— START —
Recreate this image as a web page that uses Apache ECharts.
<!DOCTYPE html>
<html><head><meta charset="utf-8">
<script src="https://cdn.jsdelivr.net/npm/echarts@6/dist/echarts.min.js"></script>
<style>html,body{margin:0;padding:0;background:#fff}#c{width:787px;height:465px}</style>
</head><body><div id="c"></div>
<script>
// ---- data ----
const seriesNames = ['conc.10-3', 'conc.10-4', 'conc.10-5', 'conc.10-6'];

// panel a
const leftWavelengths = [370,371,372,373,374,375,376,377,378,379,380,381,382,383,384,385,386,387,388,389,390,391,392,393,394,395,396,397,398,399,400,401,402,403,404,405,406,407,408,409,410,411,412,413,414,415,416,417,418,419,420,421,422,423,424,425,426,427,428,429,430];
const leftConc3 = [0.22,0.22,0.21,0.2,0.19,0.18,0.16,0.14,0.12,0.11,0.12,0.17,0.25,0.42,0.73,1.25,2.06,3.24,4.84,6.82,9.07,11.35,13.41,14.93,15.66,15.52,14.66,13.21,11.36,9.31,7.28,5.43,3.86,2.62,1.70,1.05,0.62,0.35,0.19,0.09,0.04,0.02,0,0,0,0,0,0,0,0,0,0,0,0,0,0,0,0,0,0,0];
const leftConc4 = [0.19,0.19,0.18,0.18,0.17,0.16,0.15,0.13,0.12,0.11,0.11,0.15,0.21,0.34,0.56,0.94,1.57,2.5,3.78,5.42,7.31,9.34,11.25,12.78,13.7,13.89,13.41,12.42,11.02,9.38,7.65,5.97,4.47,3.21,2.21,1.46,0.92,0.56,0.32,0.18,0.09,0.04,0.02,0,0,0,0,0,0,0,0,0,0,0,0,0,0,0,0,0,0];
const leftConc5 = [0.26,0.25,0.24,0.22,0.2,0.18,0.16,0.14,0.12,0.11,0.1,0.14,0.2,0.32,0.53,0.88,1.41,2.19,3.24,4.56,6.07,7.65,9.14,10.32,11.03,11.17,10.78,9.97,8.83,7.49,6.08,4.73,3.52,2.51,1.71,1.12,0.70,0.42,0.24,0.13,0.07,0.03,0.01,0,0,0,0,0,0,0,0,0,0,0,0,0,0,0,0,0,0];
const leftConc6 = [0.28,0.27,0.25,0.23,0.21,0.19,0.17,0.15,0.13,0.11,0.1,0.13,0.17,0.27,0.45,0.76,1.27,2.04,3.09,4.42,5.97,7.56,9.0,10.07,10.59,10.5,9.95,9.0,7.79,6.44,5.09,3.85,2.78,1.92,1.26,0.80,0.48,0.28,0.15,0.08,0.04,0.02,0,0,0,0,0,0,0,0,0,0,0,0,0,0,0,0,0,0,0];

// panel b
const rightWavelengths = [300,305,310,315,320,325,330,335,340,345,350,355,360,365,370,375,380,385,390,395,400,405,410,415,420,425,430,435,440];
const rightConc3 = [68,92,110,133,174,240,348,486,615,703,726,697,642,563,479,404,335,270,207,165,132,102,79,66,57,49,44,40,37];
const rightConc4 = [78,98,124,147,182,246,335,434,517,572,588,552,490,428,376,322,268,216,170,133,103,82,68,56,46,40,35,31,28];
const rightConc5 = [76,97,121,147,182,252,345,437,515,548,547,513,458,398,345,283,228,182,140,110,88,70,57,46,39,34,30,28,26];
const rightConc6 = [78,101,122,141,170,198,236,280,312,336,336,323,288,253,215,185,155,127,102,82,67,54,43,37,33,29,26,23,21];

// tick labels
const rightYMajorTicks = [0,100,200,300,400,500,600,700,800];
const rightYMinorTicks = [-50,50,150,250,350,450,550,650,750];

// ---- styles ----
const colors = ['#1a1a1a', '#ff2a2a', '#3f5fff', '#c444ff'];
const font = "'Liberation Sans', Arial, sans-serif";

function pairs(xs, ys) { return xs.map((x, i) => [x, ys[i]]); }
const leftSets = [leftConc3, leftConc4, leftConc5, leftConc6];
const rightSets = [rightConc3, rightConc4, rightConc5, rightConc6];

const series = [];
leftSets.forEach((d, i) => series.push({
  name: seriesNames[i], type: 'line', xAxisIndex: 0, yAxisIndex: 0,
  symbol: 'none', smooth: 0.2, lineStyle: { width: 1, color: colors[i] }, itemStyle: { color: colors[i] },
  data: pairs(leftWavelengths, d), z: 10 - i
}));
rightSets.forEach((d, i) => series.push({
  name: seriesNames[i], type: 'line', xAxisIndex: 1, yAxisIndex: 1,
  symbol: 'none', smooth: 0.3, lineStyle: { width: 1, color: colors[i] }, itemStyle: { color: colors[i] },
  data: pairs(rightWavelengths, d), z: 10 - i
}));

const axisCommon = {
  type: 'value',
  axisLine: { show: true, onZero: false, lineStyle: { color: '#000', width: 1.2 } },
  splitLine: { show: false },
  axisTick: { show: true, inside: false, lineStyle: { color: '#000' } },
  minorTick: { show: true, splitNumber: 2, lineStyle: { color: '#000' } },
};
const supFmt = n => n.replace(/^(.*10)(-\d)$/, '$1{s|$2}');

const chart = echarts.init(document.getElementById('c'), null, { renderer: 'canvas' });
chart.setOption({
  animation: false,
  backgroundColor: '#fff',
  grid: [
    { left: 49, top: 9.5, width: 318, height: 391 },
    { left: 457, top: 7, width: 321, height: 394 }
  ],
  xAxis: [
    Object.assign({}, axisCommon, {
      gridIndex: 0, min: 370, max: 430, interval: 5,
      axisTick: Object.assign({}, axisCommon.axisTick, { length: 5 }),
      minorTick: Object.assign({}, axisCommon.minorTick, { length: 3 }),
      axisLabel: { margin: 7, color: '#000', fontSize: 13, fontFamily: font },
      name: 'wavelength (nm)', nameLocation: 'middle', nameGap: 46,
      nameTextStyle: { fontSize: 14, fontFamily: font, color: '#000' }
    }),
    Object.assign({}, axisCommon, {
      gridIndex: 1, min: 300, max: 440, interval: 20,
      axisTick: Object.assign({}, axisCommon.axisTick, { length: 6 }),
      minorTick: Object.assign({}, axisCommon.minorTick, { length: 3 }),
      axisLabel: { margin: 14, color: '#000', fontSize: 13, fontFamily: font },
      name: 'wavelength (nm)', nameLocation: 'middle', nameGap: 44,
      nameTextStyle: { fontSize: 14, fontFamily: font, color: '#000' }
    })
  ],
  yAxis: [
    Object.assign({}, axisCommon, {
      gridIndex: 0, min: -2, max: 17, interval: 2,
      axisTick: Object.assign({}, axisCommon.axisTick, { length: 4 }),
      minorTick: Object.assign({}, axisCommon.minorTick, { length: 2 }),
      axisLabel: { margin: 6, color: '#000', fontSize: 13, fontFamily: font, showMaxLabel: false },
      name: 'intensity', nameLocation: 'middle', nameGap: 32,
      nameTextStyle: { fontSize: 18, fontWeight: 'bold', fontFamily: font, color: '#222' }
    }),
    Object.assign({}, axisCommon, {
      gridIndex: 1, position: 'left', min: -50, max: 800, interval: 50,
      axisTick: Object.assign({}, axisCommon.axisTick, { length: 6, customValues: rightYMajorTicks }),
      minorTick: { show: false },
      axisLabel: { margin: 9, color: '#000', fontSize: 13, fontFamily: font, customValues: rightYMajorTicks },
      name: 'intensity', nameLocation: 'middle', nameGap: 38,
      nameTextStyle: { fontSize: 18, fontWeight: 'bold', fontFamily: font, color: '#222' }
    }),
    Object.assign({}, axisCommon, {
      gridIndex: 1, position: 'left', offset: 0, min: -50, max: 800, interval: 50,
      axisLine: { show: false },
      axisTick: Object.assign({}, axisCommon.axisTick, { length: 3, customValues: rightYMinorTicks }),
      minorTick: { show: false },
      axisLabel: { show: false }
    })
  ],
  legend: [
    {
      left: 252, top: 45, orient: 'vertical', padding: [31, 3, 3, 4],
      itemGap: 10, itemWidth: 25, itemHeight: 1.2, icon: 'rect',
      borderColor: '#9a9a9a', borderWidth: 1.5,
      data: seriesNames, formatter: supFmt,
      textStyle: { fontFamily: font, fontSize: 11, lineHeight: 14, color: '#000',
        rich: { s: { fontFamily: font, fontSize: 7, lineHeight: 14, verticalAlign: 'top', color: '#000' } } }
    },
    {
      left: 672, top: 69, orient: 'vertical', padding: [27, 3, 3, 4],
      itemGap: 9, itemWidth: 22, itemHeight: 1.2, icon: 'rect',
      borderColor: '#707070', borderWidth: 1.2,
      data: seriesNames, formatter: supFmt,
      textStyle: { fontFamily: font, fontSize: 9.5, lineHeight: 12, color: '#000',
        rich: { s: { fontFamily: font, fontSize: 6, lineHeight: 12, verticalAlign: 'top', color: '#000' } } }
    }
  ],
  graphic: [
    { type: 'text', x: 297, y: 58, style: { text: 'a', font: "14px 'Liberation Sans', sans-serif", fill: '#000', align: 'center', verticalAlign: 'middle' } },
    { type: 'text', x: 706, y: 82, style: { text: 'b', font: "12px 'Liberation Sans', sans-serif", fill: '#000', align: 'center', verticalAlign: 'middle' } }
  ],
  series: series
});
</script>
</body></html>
— END —
== Exercise requirements ==
Up to and including the line with "['conc.10-3', 'conc.10-4', 'conc.10-5', 'conc.10-6'];", repeat the data exactly, starting from its first line; nothing else belongs in the response.

== Exercise response ==
Recreate this image as a web page that uses Apache ECharts.
<!DOCTYPE html>
<html><head><meta charset="utf-8">
<script src="https://cdn.jsdelivr.net/npm/echarts@6/dist/echarts.min.js"></script>
<style>html,body{margin:0;padding:0;background:#fff}#c{width:787px;height:465px}</style>
</head><body><div id="c"></div>
<script>
// ---- data ----
const seriesNames = ['conc.10-3', 'conc.10-4', 'conc.10-5', 'conc.10-6'];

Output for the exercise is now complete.